[Entries with chart source code]
>>>>>
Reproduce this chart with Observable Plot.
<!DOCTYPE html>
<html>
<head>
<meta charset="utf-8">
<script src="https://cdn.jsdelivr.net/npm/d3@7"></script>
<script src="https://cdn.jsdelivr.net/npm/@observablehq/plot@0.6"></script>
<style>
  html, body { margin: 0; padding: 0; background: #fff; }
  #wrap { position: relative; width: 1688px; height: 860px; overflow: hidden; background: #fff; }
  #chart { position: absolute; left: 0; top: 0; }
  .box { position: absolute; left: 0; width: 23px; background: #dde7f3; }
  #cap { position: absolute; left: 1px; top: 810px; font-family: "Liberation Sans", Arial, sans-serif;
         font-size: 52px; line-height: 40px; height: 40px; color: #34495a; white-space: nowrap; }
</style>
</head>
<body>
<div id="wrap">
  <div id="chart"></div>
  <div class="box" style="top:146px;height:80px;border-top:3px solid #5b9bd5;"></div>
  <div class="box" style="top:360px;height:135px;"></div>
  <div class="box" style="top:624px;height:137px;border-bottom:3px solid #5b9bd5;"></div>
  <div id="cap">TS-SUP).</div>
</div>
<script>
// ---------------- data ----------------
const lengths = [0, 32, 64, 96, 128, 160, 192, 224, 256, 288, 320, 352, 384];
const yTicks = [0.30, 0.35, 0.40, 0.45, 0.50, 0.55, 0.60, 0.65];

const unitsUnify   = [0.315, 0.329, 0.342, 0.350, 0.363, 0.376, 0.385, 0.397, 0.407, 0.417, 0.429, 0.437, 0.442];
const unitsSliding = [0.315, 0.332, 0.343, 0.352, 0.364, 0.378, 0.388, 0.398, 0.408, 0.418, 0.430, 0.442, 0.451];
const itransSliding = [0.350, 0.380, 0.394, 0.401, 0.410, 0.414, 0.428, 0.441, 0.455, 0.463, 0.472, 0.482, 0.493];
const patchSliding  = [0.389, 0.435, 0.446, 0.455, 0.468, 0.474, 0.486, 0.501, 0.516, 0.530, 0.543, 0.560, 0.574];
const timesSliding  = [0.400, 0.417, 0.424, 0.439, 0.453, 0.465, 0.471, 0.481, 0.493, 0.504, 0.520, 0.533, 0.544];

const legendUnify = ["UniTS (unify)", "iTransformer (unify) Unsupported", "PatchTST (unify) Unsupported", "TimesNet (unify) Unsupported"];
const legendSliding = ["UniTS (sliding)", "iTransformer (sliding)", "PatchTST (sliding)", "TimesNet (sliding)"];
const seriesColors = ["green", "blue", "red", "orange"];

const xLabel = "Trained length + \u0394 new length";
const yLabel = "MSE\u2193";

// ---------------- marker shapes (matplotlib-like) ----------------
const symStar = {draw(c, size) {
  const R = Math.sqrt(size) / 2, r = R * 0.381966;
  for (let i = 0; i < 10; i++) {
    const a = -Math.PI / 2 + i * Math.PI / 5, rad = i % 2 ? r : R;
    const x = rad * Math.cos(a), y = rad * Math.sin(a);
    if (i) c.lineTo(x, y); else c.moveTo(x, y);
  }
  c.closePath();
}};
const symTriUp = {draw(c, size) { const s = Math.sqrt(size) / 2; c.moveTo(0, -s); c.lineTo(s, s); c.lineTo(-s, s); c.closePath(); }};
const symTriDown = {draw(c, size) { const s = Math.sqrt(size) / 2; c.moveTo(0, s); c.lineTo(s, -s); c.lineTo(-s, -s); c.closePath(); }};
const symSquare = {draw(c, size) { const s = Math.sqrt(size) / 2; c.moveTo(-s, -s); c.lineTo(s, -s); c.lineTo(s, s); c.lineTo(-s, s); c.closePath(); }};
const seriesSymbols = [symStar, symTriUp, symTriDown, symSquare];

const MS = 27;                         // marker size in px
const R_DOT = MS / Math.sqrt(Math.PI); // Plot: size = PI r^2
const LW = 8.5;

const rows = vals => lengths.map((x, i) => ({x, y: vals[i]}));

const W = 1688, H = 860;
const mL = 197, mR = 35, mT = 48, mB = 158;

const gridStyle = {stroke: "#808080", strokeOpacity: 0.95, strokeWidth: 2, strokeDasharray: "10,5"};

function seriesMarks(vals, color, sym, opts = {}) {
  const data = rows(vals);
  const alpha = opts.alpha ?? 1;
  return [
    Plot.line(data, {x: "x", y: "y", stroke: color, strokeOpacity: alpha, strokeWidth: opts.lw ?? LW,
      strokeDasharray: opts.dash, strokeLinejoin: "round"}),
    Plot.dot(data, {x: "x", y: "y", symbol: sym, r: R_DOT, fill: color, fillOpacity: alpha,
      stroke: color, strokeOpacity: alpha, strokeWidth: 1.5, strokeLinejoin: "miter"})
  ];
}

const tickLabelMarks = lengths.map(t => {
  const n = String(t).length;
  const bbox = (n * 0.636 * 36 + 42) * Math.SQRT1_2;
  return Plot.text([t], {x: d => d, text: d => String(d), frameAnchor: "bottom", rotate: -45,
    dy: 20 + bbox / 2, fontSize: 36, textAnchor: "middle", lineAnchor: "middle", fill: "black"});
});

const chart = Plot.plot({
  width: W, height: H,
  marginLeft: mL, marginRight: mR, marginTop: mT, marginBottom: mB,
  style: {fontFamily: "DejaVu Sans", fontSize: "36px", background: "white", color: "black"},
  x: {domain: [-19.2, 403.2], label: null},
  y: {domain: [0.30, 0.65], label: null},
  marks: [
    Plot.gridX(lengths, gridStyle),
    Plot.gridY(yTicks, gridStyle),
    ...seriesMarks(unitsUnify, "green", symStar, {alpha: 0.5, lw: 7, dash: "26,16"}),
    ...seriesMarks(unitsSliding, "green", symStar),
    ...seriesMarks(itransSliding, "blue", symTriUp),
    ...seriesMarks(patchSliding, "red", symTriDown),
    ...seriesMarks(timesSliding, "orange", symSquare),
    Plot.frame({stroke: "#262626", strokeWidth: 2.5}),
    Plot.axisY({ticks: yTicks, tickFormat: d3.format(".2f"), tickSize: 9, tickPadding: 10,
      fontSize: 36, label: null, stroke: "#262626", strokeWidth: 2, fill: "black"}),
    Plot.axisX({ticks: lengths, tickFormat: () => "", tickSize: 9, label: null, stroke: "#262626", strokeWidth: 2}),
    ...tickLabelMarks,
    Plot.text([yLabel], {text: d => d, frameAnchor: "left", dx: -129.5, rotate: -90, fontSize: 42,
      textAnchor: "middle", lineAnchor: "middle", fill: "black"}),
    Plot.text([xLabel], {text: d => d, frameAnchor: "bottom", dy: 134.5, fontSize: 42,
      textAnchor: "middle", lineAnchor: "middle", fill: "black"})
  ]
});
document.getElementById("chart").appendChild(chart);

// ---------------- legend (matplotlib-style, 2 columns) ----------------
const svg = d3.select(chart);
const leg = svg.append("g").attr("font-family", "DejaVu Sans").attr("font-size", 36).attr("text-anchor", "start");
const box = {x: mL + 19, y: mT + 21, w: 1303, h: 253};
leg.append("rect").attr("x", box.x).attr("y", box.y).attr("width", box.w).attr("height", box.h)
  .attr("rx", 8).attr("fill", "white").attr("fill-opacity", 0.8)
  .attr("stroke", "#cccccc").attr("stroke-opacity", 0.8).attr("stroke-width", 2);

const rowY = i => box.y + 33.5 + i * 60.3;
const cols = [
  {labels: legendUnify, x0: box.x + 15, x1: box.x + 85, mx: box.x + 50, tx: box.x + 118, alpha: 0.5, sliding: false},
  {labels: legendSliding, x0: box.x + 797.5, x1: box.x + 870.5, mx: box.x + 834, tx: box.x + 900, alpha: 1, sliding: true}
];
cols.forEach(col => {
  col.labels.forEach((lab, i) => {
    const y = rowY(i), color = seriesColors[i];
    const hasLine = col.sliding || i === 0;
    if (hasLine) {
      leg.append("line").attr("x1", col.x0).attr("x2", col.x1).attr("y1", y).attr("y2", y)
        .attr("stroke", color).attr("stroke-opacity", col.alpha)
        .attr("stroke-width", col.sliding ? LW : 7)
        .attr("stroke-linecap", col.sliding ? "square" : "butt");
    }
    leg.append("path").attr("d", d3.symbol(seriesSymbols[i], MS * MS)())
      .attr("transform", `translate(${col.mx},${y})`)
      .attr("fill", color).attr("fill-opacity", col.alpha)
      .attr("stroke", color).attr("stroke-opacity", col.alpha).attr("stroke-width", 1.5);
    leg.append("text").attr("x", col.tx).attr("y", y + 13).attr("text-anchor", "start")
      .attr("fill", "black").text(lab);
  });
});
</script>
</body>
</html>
<<<<<
>>>>>
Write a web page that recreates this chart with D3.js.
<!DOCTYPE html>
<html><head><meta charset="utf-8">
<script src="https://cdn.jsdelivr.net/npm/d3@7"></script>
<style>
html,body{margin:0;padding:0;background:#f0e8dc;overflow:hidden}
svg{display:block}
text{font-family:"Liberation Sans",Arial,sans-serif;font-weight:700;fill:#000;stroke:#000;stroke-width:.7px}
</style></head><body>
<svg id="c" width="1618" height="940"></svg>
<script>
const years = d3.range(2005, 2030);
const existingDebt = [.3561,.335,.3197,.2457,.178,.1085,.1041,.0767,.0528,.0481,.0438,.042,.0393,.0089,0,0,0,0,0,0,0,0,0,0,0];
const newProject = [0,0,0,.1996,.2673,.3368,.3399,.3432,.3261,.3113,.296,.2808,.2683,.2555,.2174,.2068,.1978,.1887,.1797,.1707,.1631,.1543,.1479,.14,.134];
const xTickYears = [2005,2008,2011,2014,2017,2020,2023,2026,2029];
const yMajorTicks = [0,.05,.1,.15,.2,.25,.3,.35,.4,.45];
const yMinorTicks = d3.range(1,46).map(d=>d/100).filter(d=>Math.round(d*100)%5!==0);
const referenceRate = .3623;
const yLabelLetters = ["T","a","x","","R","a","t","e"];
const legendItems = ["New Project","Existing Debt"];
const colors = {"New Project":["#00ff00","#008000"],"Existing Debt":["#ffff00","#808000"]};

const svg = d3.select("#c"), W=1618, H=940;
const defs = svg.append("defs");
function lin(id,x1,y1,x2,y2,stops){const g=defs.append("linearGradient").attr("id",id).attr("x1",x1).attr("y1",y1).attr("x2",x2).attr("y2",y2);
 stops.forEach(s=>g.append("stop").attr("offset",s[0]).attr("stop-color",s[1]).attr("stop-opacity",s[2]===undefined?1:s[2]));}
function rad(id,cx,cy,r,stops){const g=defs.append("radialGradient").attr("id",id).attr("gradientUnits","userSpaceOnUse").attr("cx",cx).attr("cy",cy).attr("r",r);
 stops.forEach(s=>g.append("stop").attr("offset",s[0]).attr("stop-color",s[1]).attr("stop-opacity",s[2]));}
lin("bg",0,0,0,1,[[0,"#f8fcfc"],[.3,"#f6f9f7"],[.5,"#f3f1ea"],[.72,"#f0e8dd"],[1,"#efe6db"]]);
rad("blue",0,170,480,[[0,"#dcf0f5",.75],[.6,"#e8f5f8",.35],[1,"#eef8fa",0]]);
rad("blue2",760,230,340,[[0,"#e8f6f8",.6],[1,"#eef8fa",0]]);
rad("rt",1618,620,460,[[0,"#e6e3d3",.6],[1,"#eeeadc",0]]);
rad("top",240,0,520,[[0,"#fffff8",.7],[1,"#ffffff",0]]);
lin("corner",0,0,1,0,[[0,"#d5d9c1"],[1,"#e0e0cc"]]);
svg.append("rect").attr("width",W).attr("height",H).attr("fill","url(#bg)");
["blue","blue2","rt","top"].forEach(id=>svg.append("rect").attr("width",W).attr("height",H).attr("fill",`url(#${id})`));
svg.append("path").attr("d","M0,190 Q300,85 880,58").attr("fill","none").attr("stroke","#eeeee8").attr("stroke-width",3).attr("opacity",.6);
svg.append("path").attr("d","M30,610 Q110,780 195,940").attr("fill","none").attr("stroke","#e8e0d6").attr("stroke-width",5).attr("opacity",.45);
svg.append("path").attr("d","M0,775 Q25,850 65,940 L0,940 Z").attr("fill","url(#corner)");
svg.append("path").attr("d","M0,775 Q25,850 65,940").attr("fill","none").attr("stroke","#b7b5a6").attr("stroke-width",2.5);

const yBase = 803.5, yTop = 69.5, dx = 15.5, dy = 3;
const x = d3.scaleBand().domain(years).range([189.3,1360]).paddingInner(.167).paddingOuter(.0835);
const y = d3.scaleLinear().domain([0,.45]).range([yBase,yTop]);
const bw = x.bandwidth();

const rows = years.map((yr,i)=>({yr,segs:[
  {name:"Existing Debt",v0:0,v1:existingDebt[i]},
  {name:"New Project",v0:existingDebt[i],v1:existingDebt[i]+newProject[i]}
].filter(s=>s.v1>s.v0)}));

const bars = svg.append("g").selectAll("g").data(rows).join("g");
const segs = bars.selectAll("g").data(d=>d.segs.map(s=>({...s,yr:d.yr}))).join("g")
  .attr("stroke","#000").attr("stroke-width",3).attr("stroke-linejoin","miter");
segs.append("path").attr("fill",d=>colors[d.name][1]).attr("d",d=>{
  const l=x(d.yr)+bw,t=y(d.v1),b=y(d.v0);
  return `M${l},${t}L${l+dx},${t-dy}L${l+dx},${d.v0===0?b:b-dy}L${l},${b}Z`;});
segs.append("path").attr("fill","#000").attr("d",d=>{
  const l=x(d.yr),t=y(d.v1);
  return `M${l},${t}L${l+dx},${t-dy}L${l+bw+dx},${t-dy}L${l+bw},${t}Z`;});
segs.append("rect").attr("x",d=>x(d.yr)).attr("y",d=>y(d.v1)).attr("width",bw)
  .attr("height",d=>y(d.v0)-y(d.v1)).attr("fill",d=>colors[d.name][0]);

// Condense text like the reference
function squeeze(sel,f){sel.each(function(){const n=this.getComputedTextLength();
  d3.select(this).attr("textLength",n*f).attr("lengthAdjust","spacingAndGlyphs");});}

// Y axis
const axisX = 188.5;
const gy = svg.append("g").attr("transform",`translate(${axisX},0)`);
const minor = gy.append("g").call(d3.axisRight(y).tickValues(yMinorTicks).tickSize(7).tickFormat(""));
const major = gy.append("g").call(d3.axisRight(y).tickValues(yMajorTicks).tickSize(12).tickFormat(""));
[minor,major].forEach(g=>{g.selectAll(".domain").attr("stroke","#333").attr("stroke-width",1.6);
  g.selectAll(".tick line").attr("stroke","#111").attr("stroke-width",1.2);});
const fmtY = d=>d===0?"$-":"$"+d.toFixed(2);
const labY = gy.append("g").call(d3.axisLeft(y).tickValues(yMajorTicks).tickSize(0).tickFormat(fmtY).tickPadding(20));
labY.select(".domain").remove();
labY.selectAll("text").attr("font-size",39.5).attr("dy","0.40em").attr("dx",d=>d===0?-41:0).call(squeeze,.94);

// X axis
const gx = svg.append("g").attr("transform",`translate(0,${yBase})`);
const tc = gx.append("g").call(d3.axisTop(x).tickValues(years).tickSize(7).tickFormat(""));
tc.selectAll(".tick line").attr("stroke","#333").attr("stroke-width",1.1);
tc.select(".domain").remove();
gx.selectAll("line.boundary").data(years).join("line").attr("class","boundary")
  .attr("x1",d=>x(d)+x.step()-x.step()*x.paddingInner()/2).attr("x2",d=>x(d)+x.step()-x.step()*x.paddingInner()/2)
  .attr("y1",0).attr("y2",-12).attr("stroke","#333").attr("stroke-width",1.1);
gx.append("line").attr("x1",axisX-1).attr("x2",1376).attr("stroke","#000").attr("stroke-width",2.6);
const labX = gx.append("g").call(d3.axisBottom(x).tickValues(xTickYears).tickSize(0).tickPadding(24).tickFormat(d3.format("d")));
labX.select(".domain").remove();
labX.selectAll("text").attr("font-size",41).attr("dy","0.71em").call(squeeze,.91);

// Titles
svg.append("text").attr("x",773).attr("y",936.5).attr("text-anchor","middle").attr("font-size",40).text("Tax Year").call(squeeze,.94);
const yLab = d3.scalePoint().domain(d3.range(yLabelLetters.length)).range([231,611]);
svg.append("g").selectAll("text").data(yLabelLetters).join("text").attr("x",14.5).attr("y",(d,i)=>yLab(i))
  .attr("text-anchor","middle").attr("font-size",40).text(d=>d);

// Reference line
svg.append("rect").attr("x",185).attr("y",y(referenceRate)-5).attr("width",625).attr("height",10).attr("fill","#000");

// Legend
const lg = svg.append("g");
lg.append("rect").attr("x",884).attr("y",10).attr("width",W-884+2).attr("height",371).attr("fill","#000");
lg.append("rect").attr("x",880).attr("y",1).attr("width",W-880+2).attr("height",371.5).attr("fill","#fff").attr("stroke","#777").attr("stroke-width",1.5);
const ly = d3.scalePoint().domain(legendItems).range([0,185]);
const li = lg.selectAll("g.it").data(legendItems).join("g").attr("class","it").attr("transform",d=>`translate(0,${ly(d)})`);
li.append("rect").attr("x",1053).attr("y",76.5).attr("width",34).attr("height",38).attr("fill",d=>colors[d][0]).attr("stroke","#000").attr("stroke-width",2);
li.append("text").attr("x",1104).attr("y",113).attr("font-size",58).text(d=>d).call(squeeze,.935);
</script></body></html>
<<<<<
■ **Work to be completed**:
Output exactly those lines that lie from the line with "Reproduce this chart with Observable Plot." through the line with "0.520, 0.533, 0.544];", with both of those lines included.

■ **Task response**:
Reproduce this chart with Observable Plot.
<!DOCTYPE html>
<html>
<head>
<meta charset="utf-8">
<script src="https://cdn.jsdelivr.net/npm/d3@7"></script>
<script src="https://cdn.jsdelivr.net/npm/@observablehq/plot@0.6"></script>
<style>
  html, body { margin: 0; padding: 0; background: #fff; }
  #wrap { position: relative; width: 1688px; height: 860px; overflow: hidden; background: #fff; }
  #chart { position: absolute; left: 0; top: 0; }
  .box { position: absolute; left: 0; width: 23px; background: #dde7f3; }
  #cap { position: absolute; left: 1px; top: 810px; font-family: "Liberation Sans", Arial, sans-serif;
         font-size: 52px; line-height: 40px; height: 40px; color: #34495a; white-space: nowrap; }
</style>
</head>
<body>
<div id="wrap">
  <div id="chart"></div>
  <div class="box" style="top:146px;height:80px;border-top:3px solid #5b9bd5;"></div>
  <div class="box" style="top:360px;height:135px;"></div>
  <div class="box" style="top:624px;height:137px;border-bottom:3px solid #5b9bd5;"></div>
  <div id="cap">TS-SUP).</div>
</div>
<script>
// ---------------- data ----------------
const lengths = [0, 32, 64, 96, 128, 160, 192, 224, 256, 288, 320, 352, 384];
const yTicks = [0.30, 0.35, 0.40, 0.45, 0.50, 0.55, 0.60, 0.65];

const unitsUnify   = [0.315, 0.329, 0.342, 0.350, 0.363, 0.376, 0.385, 0.397, 0.407, 0.417, 0.429, 0.437, 0.442];
const unitsSliding = [0.315, 0.332, 0.343, 0.352, 0.364, 0.378, 0.388, 0.398, 0.408, 0.418, 0.430, 0.442, 0.451];
const itransSliding = [0.350, 0.380, 0.394, 0.401, 0.410, 0.414, 0.428, 0.441, 0.455, 0.463, 0.472, 0.482, 0.493];
const patchSliding  = [0.389, 0.435, 0.446, 0.455, 0.468, 0.474, 0.486, 0.501, 0.516, 0.530, 0.543, 0.560, 0.574];
const timesSliding  = [0.400, 0.417, 0.424, 0.439, 0.453, 0.465, 0.471, 0.481, 0.493, 0.504, 0.520, 0.533, 0.544];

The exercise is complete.